Exercise inputs:
☆ ☆ ☆ ☆

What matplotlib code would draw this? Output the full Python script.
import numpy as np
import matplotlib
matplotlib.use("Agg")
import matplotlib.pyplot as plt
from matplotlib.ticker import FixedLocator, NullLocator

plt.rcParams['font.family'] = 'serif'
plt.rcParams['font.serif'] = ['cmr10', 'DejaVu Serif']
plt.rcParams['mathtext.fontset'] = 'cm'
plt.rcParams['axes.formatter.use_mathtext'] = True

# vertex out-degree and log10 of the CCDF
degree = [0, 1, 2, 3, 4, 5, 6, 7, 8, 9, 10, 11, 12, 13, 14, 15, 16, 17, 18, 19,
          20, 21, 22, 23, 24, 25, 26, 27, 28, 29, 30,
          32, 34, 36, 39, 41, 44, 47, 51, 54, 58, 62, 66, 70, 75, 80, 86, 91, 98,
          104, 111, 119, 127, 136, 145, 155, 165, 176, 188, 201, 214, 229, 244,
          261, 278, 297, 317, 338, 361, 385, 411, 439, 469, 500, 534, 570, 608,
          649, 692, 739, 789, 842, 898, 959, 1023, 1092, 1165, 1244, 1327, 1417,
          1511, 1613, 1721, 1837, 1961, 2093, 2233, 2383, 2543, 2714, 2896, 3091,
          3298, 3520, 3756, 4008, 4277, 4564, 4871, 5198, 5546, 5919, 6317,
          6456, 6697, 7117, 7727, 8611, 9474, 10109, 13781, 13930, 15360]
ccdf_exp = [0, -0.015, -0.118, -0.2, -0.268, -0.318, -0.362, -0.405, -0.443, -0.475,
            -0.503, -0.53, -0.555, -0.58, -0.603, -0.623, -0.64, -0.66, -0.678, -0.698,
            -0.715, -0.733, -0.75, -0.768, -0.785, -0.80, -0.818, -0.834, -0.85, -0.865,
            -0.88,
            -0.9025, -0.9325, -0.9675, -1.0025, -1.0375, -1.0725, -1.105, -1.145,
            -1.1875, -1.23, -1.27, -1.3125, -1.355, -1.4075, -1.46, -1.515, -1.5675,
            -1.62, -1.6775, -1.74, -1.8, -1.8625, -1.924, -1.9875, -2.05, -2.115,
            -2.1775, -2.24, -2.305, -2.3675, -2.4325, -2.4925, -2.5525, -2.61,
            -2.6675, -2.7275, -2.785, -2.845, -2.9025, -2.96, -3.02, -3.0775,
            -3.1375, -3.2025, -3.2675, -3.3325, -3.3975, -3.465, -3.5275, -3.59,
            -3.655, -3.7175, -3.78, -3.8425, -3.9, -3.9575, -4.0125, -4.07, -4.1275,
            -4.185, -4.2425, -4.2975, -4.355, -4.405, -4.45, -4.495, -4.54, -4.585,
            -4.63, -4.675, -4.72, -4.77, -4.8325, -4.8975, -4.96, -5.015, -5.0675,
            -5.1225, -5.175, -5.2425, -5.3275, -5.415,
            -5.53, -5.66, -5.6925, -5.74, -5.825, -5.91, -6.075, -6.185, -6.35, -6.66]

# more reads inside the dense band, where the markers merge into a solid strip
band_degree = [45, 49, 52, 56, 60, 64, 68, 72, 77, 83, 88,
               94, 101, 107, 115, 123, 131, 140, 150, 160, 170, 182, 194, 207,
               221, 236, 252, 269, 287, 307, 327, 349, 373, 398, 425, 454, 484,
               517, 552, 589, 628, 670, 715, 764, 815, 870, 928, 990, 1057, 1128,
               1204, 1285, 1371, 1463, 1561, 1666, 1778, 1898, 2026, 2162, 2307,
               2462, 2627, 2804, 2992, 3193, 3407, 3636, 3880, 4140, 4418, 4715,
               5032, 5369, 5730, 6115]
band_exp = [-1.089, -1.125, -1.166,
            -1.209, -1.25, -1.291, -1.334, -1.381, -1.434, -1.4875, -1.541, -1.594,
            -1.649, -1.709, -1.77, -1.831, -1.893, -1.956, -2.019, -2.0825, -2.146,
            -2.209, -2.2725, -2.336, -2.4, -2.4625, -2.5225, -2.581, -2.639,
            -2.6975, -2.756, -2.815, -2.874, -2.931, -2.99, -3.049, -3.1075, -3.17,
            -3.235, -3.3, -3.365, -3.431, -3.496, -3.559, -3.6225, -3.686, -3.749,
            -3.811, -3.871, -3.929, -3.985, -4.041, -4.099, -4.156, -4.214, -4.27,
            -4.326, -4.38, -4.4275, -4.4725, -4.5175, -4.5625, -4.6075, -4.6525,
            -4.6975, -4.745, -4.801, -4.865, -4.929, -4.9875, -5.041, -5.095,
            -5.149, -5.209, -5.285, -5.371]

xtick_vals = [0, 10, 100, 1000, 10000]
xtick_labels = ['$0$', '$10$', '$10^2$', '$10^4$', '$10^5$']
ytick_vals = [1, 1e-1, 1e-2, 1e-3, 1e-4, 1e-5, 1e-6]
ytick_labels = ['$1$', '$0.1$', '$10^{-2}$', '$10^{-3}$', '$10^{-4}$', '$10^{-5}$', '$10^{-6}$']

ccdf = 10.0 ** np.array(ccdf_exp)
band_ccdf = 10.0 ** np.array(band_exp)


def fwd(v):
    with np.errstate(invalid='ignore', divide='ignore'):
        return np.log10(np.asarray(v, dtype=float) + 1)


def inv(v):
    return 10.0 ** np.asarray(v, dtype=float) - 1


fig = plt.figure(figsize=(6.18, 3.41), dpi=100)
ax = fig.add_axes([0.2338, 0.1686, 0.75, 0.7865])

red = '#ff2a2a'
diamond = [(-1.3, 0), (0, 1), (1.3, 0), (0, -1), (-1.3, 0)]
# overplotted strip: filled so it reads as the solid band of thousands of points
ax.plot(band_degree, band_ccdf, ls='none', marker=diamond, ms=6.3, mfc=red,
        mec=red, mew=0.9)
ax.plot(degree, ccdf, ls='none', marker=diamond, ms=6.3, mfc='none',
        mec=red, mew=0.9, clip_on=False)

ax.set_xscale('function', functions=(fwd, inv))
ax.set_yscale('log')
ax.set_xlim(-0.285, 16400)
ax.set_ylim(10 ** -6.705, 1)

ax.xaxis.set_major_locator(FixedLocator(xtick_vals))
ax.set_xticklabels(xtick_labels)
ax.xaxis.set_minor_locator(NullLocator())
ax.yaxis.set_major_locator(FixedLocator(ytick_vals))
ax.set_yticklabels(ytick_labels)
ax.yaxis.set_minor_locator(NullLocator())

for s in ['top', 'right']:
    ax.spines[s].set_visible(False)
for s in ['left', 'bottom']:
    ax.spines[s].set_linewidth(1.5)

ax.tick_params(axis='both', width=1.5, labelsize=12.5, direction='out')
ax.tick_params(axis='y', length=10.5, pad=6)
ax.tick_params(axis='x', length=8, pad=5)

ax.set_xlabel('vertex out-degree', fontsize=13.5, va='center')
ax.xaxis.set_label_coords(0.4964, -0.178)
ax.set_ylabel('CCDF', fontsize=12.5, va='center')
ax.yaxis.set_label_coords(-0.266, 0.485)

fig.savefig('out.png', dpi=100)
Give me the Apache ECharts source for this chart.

☆ ☆ ☆ ☆

What is asked:
Every line from the first entry to the line containing "plt.rcParams['axes.formatter.use_mathtext'] = True" should be transcribed exactly, and nothing beyond it.

Task result:
What matplotlib code would draw this? Output the full Python script.
import numpy as np
import matplotlib
matplotlib.use("Agg")
import matplotlib.pyplot as plt
from matplotlib.ticker import FixedLocator, NullLocator

plt.rcParams['font.family'] = 'serif'
plt.rcParams['font.serif'] = ['cmr10', 'DejaVu Serif']
plt.rcParams['mathtext.fontset'] = 'cm'
plt.rcParams['axes.formatter.use_mathtext'] = True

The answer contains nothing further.